Here is a quick look at how you’d actually implement a "token exchange" instead of using a hardcoded secret:
import boto3
def get_ephemeral_creds(oidc_token):
sts = boto3.client('sts')
# we exchange the identity token for a 15-minute session
response = sts.assume_role_with_web_identity(
RoleArn='arn:aws:iam::123456789012:role/MyScopedWorkloadRole',
WebIdentityToken=oidc_token,
RoleSessionName='EphemeralWorkloadSession'
)
return response['Credentials']
By moving toward these standards, we're finally treating machine identities with the same respect we give to our human users. It’s about building an architecture that expects things to disappear.
Next, we’re going to look at specific technical solutions like SPIFFE and how to handle identity sprawl across different industries.
Technical Solutions for Machine Identity Sprawl
Cleaning up machine identities is usually the last thing on a dev's mind when they're pushing code at 2 a.m., but honestly, it’s where the real security happens. If we don't automate the death of these identities, we're just building a digital graveyard that's still haunted by active permissions.
The gold standard for solving this right now is using spiffe (Secure Production Identity Framework for Everyone). Instead of a pod just "inheriting" a role because of where it sits, it has to prove who it is through a process called attestation.
In environments where you can't just trust a network segment, the agent (spire) looks at the kernel, the container image hash, and the namespace before handing out a short-lived SVID (spiffe Verifiable Identity Document). Think of an SVID as a temporary digital ID card—usually an X.509 certificate or a JWT—that proves exactly which workload is talking.
- Dynamic Minting: Identities are created on the fly and tied to the specific workload instance.
- Short TTLs: Most of these tokens should expire in minutes, not hours.
- Platform Agnostic: It works the same whether you're in AWS, on-prem, or some weird hybrid setup.
You really want to get away from static secrets in your ci/cd pipelines. Instead of putting an api key in GitHub Actions, you use an OIDC provider to talk to your cloud. Here is a quick way you might handle a temporary exchange for a deployment script:
import boto3
def get_cloud_access(github_token):
# This keeps secrets out of your environment variables
client = boto3.client('sts')
auth = client.assume_role_with_web_identity(
RoleArn='arn:aws:iam::account:role/DeployRole',
WebIdentityToken=github_token,
RoleSessionName='CI-CD-Runner'
)
return auth['Credentials']
Industry Use Cases and the Blast Radius
When we talk about "Blast Radius," we're measuring how much damage one compromised identity can do. If a single token gives access to everything, your blast radius is the whole company. We want to shrink that down to almost nothing.
- Finance: A high-frequency trading microservice shouldn't inherit broad network admin rights.

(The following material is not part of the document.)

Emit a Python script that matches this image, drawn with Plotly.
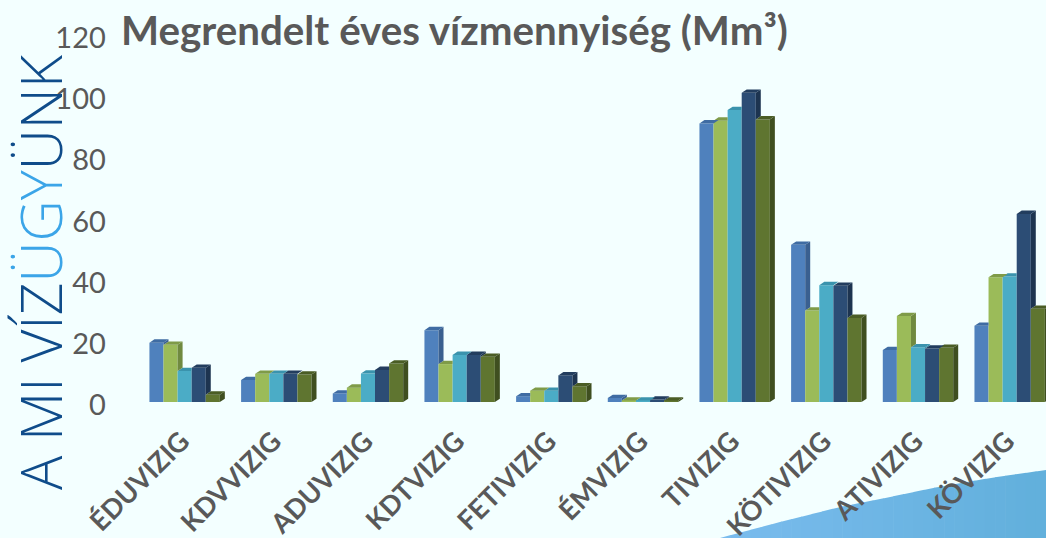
import plotly.graph_objects as go

categories = ["ÉDUVIZIG", "KDVVIZIG", "ADUVIZIG", "KDTVIZIG", "FETIVIZIG", "ÉMVIZIG", "TIVIZIG", "KÖTIVIZIG", "ATIVIZIG", "KÖVIZIG"]
s1 = [19.4, 7.2, 2.8, 23.5, 1.9, 1.3, 91.1, 51.4, 17.0, 24.9]
s2 = [18.7, 9.2, 4.7, 12.4, 3.7, 0.5, 92.0, 29.9, 28.1, 40.8]
s3 = [10.1, 9.2, 9.3, 15.4, 3.7, 0.5, 95.5, 38.2, 17.9, 41.0]
s4 = [11.2, 9.2, 10.5, 15.4, 8.7, 0.8, 101.1, 38.0, 17.5, 61.5]
s5 = [2.4, 9.0, 12.6, 14.8, 5.1, 0.5, 92.4, 27.5, 17.7, 30.5]
series = [s1, s2, s3, s4, s5]
front_colors = ["#4F81BD", "#9BBB59", "#4BACC6", "#2C4D75", "#5F7530"]
side_colors = ["#3A6090", "#708A40", "#3186A0", "#1D3450", "#3F4F20"]
top_colors = ["#3F6CA3", "#7F9B48", "#3A93AD", "#223D5E", "#4A5D25"]
y_ticks = [0, 20, 40, 60, 80, 100, 120]

W, H = 1046, 538
px_x = 91.67
px_y = 3.058
left, base, top = 138.8, 402, 35
xmax = (W - left) / px_x - 0.5
bargap = 0.232
bw = (1 - bargap) / 5
dx = 5 / px_x
dy = 3.3 / px_y

fig = go.Figure()
for i, vals in enumerate(series):
    fig.add_trace(go.Bar(x=list(range(10)), y=vals, width=bw, offset=-(1 - bargap) / 2 + i * bw,
                         marker=dict(color=front_colors[i], line=dict(width=0)), showlegend=False, hoverinfo="skip"))

# Extruded side and top faces, derived from the values
for i in range(4, -1, -1):
    for g, v in enumerate(series[i]):
        xl = g - (1 - bargap) / 2 + i * bw
        xr = xl + bw
        nxt = series[i + 1][g] if i < 4 else 0
        if v + dy > nxt:
            lo = min(nxt, v)
            fig.add_trace(go.Scatter(x=[xr, xr + dx, xr + dx, xr, xr], y=[lo, lo + dy, v + dy, v, lo],
                                     mode="lines", line=dict(width=0), fill="toself", fillcolor=side_colors[i],
                                     showlegend=False, hoverinfo="skip"))
        if nxt >= v + dy:
            xs = [xl, xr, xr, xl + dx, xl]
        else:
            xs = [xl, xr, xr + dx, xl + dx, xl]
        fig.add_trace(go.Scatter(x=xs, y=[v, v, v + dy, v + dy, v], mode="lines", line=dict(width=0),
                                 fill="toself", fillcolor=top_colors[i], showlegend=False, hoverinfo="skip"))

# Bottom-right swoosh, as vertical gradient strips
curve_x = [720, 780, 840, 890, 933, 990, 1046]
curve_y = [538, 522, 507, 497, 488, 478, 470]
def curve(x):
    for k in range(len(curve_x) - 1):
        if curve_x[k] <= x <= curve_x[k + 1]:
            t = (x - curve_x[k]) / (curve_x[k + 1] - curve_x[k])
            return curve_y[k] + t * (curve_y[k + 1] - curve_y[k])
    return curve_y[-1]
shapes = []
n = 32
for k in range(n):
    a = 720 + (1046 - 720) * k / n
    b = min(720 + (1046 - 720) * (k + 1) / n + 0.6, 1046)
    t = k / (n - 1)
    c = (int(122 + (98 - 122) * t), int(188 + (176 - 188) * t), int(238 + (220 - 238) * t))
    p = f"M{a/W},0 L{a/W},{1-curve(a)/H} L{b/W},{1-curve(b)/H} L{b/W},0 Z"
    shapes.append(dict(type="path", xref="paper", yref="paper", path=p, fillcolor=f"rgb{c}", line=dict(width=0), layer="below"))

fig.update_layout(
    width=W, height=H, autosize=False,
    margin=dict(l=0, r=0, t=0, b=0, autoexpand=False),
    paper_bgcolor="#F3FFFF", plot_bgcolor="rgba(0,0,0,0)",
    bargap=bargap, barmode="overlay", shapes=shapes,
    font=dict(family="Lato", color="#595959"),
    xaxis=dict(domain=[left / W, 1], range=[-0.5, xmax], tickmode="array", tickvals=list(range(10)), ticktext=categories,
               tickangle=-45, showgrid=False, showline=False, zeroline=False, ticks="", ticklabelstandoff=17, ticklabelshift=-3, automargin=False,
               tickfont=dict(family="Lato", size=27, weight="bold", color="#595959"), anchor="y"),
    yaxis=dict(domain=[1 - base / H, 1 - top / H], range=[0, 120], tickmode="array", tickvals=y_ticks,
               showgrid=False, showline=False, zeroline=False, ticks="", ticklabelstandoff=32, ticklabelshift=3, automargin=False,
               tickfont=dict(family="Lato", size=29, color="#595959"), anchor="x"),
    annotations=[
        dict(text="<b>Megrendelt éves vízmennyiség (Mm³)</b>", xref="paper", yref="paper", x=119 / W, y=1 - 30 / H,
             xanchor="left", yanchor="middle", showarrow=False, font=dict(family="Lato", size=40.3, color="#595959")),
        dict(text="A MI VÍZ<span style='color:#3BA5E8'>ÜGY</span>ÜNK", xref="paper", yref="paper", x=40 / W, y=1 - 272 / H,
             xanchor="center", yanchor="middle", textangle=-90, showarrow=False,
             font=dict(family="Open Sans", size=57, weight=300, color="#0F4C8A")),
    ],
)
fig.write_html("out.html", config=dict(displayModeBar=False), post_script="document.body.style.margin='0';document.body.style.background='#F3FFFF';")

By using SVIDs, the service can only talk to the specific database it needs, and the token expires the second the trade is processed.
- Retail: During a Black Friday surge, thousands of "auto-scaling" pods are created. Instead of each one inheriting a legacy api key, they use OIDC to get 10-minute credentials. If one pod is popped, the attacker only has a tiny window of time and very limited access.
- Healthcare: Data processing jobs shouldn't have permanent access to pii. You need a reaper process—something that monitors your orchestration layer and kills the associated nhi (non-human identity) the second the workload terminates.
At the end of the day, managing machine identity sprawl is about discipline. We have the tools to move away from messy inheritance and toward a model where every machine identity is verified, temporary, and strictly governed. That’s how you actually close the loop on ephemeral risk.